Segundo ele, como a legislação brasileira "não protege o policial", as câmeras servem apenas para criar dúvidas em um tribunal, como nos casos de bandidos que fogem durante uma abordagem, jogando fora armas e drogas.
"Como provar que a arma era dele se a câmera não mostra ele jogando a arma fora?", questionou.
Guilherme Sines, ao citar os receios da policia, disse que os agentes se sentem fiscalizados, "vigiados constantemente, sobretudo pela corregedoria". Além disso, a imagem pode se "transformar em uma testemunha contra o agente", e isso restringe a sua iniciativa, "tornando sua atividade tolhida".
Essa, para ele, é uma das razões pelas quais o Batalhão de Operações Especiais (Bope) e a Coordenadoria de Recursos Especiais (Core) se manifestaram contra os equipamentos.
"A preocupação é o sigilo da informação, sobretudo do que será usado nos processos internos da polícia.

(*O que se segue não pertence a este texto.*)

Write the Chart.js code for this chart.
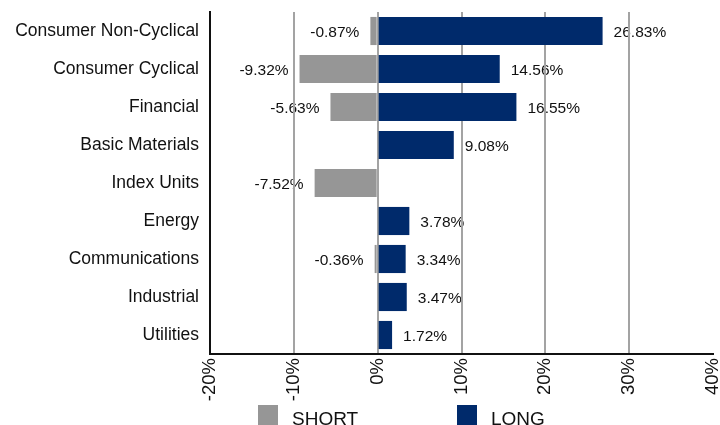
<!DOCTYPE html>
<html>
<head>
<meta charset="utf-8">
<script src="https://cdn.jsdelivr.net/npm/chart.js@4"></script>
<style>
  html, body { margin: 0; padding: 0; background: #fff; }
  #wrap { width: 720px; height: 425px; }
</style>
</head>
<body>
<div id="wrap"><canvas id="sectorChart" width="720" height="425"></canvas></div>
<script>
const sectors = ['Consumer Non-Cyclical', 'Consumer Cyclical', 'Financial', 'Basic Materials', 'Index Units', 'Energy', 'Communications', 'Industrial', 'Utilities'];
const shortPct = [-0.87, -9.32, -5.63, null, -7.52, null, -0.36, null, null];
const longPct = [26.83, 14.56, 16.55, 9.08, null, 3.78, 3.34, 3.47, 1.72];
const axisMin = -20;
const axisMax = 40;

const FONT = "'Liberation Sans', Arial, Helvetica, sans-serif";
const GREY = '#969696';
const NAVY = '#002a6b';

// value labels sit under the grid lines, so they go in beforeDraw
const valueLabels = {
	id: 'valueLabels',
	beforeDraw(chart) {
		const ctx = chart.ctx;
		ctx.save();
		ctx.font = '15.5px ' + FONT;
		ctx.fillStyle = '#111';
		ctx.textBaseline = 'middle';
		chart.data.datasets.forEach((ds, i) => {
			const meta = chart.getDatasetMeta(i);
			meta.data.forEach((bar, j) => {
				const v = ds.data[j];
				if (v === null) return;
				const txt = v.toFixed(2) + '%';
				if (v < 0) {
					ctx.textAlign = 'right';
					ctx.fillText(txt, Math.min(bar.x, bar.base) - 11, bar.y + 2);
				} else {
					ctx.textAlign = 'left';
					ctx.fillText(txt, Math.max(bar.x, bar.base) + 11, bar.y + 2);
				}
			});
		});
		ctx.restore();
	}
};

// square-box legend along the bottom edge
const bottomLegend = {
	id: 'bottomLegend',
	afterDraw(chart) {
		const ctx = chart.ctx;
		const starts = [258, 457];
		ctx.save();
		ctx.font = '19px ' + FONT;
		ctx.textAlign = 'left';
		ctx.textBaseline = 'alphabetic';
		chart.data.datasets.forEach((ds, i) => {
			const x = starts[i];
			ctx.fillStyle = ds.backgroundColor;
			ctx.fillRect(x, 405, 20, 20);
			ctx.fillStyle = '#111';
			ctx.fillText(ds.label, x + 34, 425);
		});
		ctx.restore();
	}
};

new Chart(document.getElementById('sectorChart'), {
	type: 'bar',
	data: {
		labels: sectors,
		datasets: [{
			label: 'SHORT',
			data: shortPct,
			backgroundColor: GREY,
			barPercentage: 0.74,
			categoryPercentage: 1
		}, {
			label: 'LONG',
			data: longPct,
			backgroundColor: NAVY,
			barPercentage: 0.74,
			categoryPercentage: 1
		}]
	},
	options: {
		indexAxis: 'y',
		responsive: false,
		animation: false,
		layout: {
			padding: { top: 12, right: 7, left: 0, bottom: 0 }
		},
		plugins: {
			legend: { display: false },
			tooltip: { enabled: false }
		},
		scales: {
			x: {
				stacked: true,
				min: axisMin,
				max: axisMax,
				ticks: {
					stepSize: 10,
					minRotation: 90,
					maxRotation: 90,
					padding: 4,
					color: '#111',
					font: { family: FONT, size: 18.5 },
					callback: function(value) {
						return value + '%';
					}
				},
				grid: {
					drawTicks: false,
					lineWidth: 2,
					color: function(c) {
						return c.tick && c.tick.value === axisMax ? 'rgba(0,0,0,0)' : '#a3a3a3';
					}
				},
				border: { color: '#111', width: 2 },
				afterFit: function(scale) {
					scale.height = 71;
					scale.paddingLeft = 0;
					scale.paddingRight = 0;
				}
			},
			y: {
				stacked: true,
				ticks: {
					padding: 11,
					color: '#111',
					font: { family: FONT, size: 17.5 }
				},
				grid: { display: false, drawTicks: false },
				border: { color: '#111', width: 2 },
				afterFit: function(scale) {
					scale.width = 210;
					scale.paddingTop = 0;
					scale.paddingBottom = 0;
				}
			}
		}
	},
	plugins: [valueLabels, bottomLegend]
});
</script>
</body>
</html>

O receio é que certas técnicas sejam divulgadas com as gravações, e isso pode impedir o sucesso das operações especiais, porque os criminosos podem adotar contramedidas", afirmou.

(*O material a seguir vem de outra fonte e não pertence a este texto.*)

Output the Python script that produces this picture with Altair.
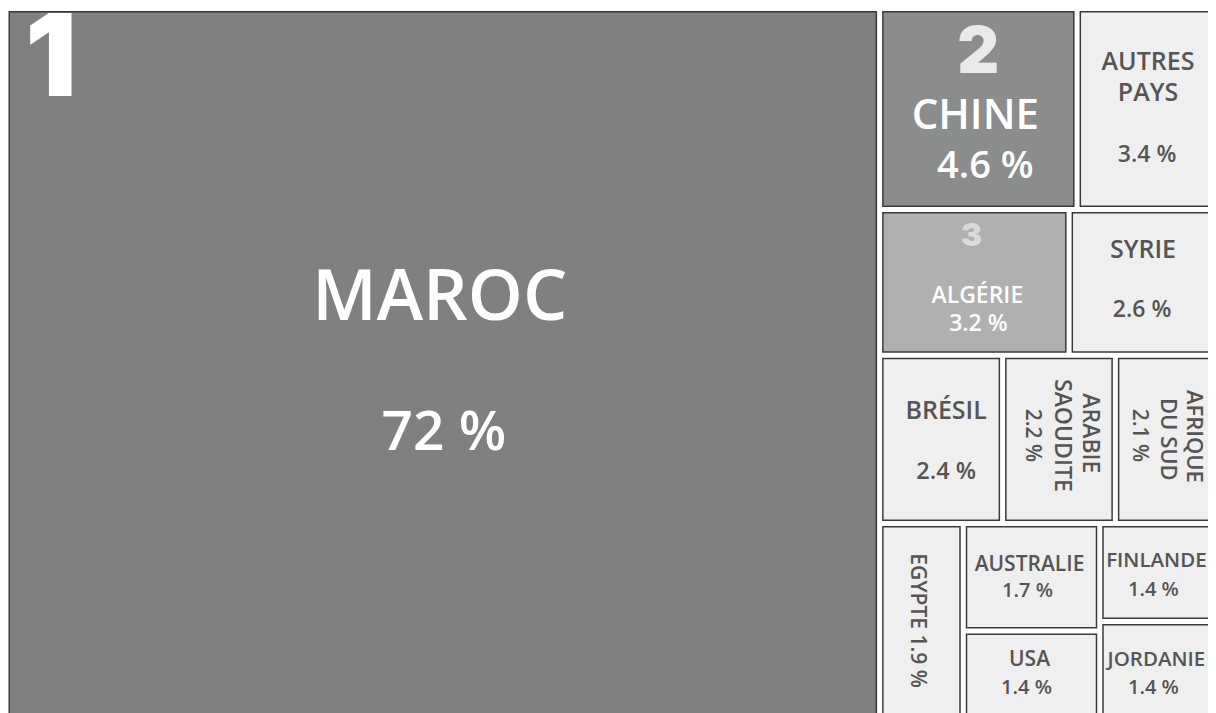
import altair as alt
import pandas as pd

# ---------------- data ----------------
countries = ["MAROC", "CHINE", "AUTRES PAYS", "ALGÉRIE", "SYRIE", "BRÉSIL",
             "ARABIE SAOUDITE", "AFRIQUE DU SUD", "EGYPTE", "AUSTRALIE", "USA",
             "FINLANDE", "JORDANIE"]
shares = [72, 4.6, 3.4, 3.2, 2.6, 2.4, 2.2, 2.1, 1.9, 1.7, 1.4, 1.4, 1.4]
ranks = {"MAROC": "1", "CHINE": "2", "ALGÉRIE": "3"}

# treemap nesting (slice / dice alternating)
nesting = ["MAROC",
           [["CHINE", "AUTRES PAYS"],
            ["ALGÉRIE", "SYRIE"],
            ["BRÉSIL", "ARABIE SAOUDITE", "AFRIQUE DU SUD"],
            ["EGYPTE", ["AUSTRALIE", "USA"], ["FINLANDE", "JORDANIE"]]]]

value = dict(zip(countries, shares))

def total(node):
    if isinstance(node, str):
        return value[node]
    return sum(total(c) for c in node)

rects = {}

def layout(node, x0, y0, x1, y1, horizontal):
    if isinstance(node, str):
        rects[node] = (x0, y0, x1, y1)
        return
    t = total(node)
    pos = x0 if horizontal else y0
    for c in node:
        frac = total(c) / t
        if horizontal:
            nxt = pos + (x1 - x0) * frac
            layout(c, pos, y0, nxt, y1, not horizontal)
        else:
            nxt = pos + (y1 - y0) * frac
            layout(c, x0, pos, x1, nxt, not horizontal)
        pos = nxt

layout(nesting, 0.0, 0.0, 1.0, 1.0, True)

def pct(v):
    return f"{v:g} %"

# ---------------- view (scales crop the treemap like the original) ----------------
W, H = 1200, 705
span_x, span_y = 1217.0, 711.0   # full treemap extent in px (a bit larger than the view)
xa = 2.0 / span_x
ya = -0.5 / span_y
xscale = alt.Scale(domain=[xa, xa + W / span_x], nice=False, zero=False)
yscale = alt.Scale(domain=[ya, ya + H / span_y], nice=False, zero=False, reverse=True)

fills = {"MAROC": "#808080", "CHINE": "#8b8c8c", "ALGÉRIE": "#b0b0b0"}

def inset(r, px):
    x0, y0, x1, y1 = r
    return (x0 + px / span_x, y0 + px / span_y, x1 - px / span_x, y1 - px / span_y)

border_df = pd.DataFrame([
    dict(zip(["x", "y", "x2", "y2"], inset(r, 2.5)), country=c) for c, r in rects.items()
])
tile_df = pd.DataFrame([
    dict(zip(["x", "y", "x2", "y2"], inset(r, 4.0)), country=c,
         fill=fills.get(c, "#efefef")) for c, r in rects.items()
])

# ---------------- label styling (offsets in px from tile centre) ----------------
# (text or None for the share, dx, dy, font size)
label_spec = {
    "MAROC": [("MAROC", -3, -65, 70), (None, 1, 69, 55)],
    "CHINE": [("CHINE", -3, 7, 42), (None, 7, 58, 38)],
    "AUTRES PAYS": [("AUTRES", -2, -47, 25), ("PAYS", -2, -16, 25), (None, -3, 46, 23)],
    "ALGÉRIE": [("ALGÉRIE", 3, 14, 23), (None, 4, 42, 23)],
    "SYRIE": [("SYRIE", -3, -32, 25), (None, -4, 28, 23)],
    "BRÉSIL": [("BRÉSIL", 5, -28, 25), (None, 5, 33, 23.5)],
    "ARABIE SAOUDITE": [("ARABIE", 31, -6, 23), ("SAOUDITE", 3, -4, 23), (None, -27, -4, 21)],
    "AFRIQUE DU SUD": [("AFRIQUE", 25, -3, 22), ("DU SUD", -1, 0, 22), (None, -30, -4, 21)],
    "EGYPTE": [("EGYPTE {p}", -4, -1, 21)],
    "AUSTRALIE": [("AUSTRALIE", -2, -12, 21), (None, -4, 14, 20)],
    "USA": [("USA", -2, -15, 21), (None, -5, 13, 20)],
    "FINLANDE": [("FINLANDE", -5, -12, 20.5), (None, -8, 17, 20)],
    "JORDANIE": [("JORDANIE", -5, -11, 20.5), (None, -8, 17, 20)],
}
rotated = {"ARABIE SAOUDITE", "AFRIQUE DU SUD", "EGYPTE"}
dark = {"MAROC", "CHINE", "ALGÉRIE"}

label_rows = []
for c in countries:
    x0, y0, x1, y1 = rects[c]
    for txt, dx, dy, size in label_spec[c]:
        if txt is None:
            txt = pct(value[c])
        txt = txt.replace("{p}", pct(value[c]))
        label_rows.append({
            "text": txt,
            "x": (x0 + x1) / 2 + dx / span_x,
            "y": (y0 + y1) / 2 + dy / span_y,
            "size": size,
            "angle": 90 if c in rotated else 0,
            "color": "#ffffff" if c in dark else "#555555",
        })
label_df = pd.DataFrame(label_rows)

rank_spec = {"MAROC": (0.0, 0.0, 45, 53, 114, "#ffffff"),
             "CHINE": (0.5, 0.0, 0, 44, 65, "#e9e9e9"),
             "ALGÉRIE": (0.5, 0.0, -3, 27, 32, "#dadada")}
rank_rows = []
for c, rk in ranks.items():
    x0, y0, x1, y1 = rects[c]
    fx, fy, dx, dy, size, col = rank_spec[c]
    rank_rows.append({"text": rk,
                      "x": x0 + (x1 - x0) * fx + dx / span_x,
                      "y": y0 + (y1 - y0) * fy + dy / span_y,
                      "size": size, "color": col})
rank_df = pd.DataFrame(rank_rows)

def rect_layer(df, **mark):
    return alt.Chart(df).mark_rect(**mark).encode(
        x=alt.X("x:Q", scale=xscale, axis=None),
        x2="x2:Q",
        y=alt.Y("y:Q", scale=yscale, axis=None),
        y2="y2:Q",
    )

borders = rect_layer(border_df, color="#3a3a3a")
tiles = rect_layer(tile_df).encode(fill=alt.Fill("fill:N", scale=None))

def text_layer(df, font, weight, with_angle=True):
    enc = dict(
        x=alt.X("x:Q", scale=xscale, axis=None),
        y=alt.Y("y:Q", scale=yscale, axis=None),
        text="text:N",
        size=alt.Size("size:Q", scale=None),
        color=alt.Color("color:N", scale=None),
    )
    if with_angle:
        enc["angle"] = alt.Angle("angle:Q", scale=None)
    return alt.Chart(df).mark_text(
        font=font, fontWeight=weight, align="center", baseline="middle"
    ).encode(**enc)

labels = text_layer(label_df, "Open Sans", 600)
rank_labels = text_layer(rank_df, "Inter", 900, with_angle=False)

chart = alt.layer(borders, tiles, labels, rank_labels).properties(
    width=W, height=H, padding=0, background="#ffffff",
    autosize=alt.AutoSizeParams(type="none"),
).configure_view(strokeWidth=0)

chart.save("out.html", embed_options={"renderer": "svg", "actions": False})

O especialista em segurança pública aponta que embora a informação das gravações seja bem protegida, os receios acerca do seu uso fazem parte de uma cultura dentro das polícias e do sistema de segurança pública do Brasil. Além de ser uma iniciativa considerada recente, é preciso compreender que o Brasil "tem uma sociedade e uma polícia diferentes da norte-americana e da europeia".
"Nos EUA, o policial pode mediar uma situação e isso não ir parar em uma delegacia. Isso é uma diferença importante para analisar o caso brasileiro", defende ele, acrescentando que embora haja pontos positivos com a medida, é preciso compreender que as realidades são distintas e que "no Brasil sequer existe equipamento para todos os agentes".
"A política das câmeras não é em si uma panaceia que descontinuará décadas de uma cultura das polícias e da política pública do estado do Rio de Janeiro. Entretanto, se eles forem aplicados corretamente, esses dispositivos devem melhorar estatísticas sociais importantes, [...] [fato que estaria representado na] redução da letalidade policial e das ocorrências com abuso da força", concluiu.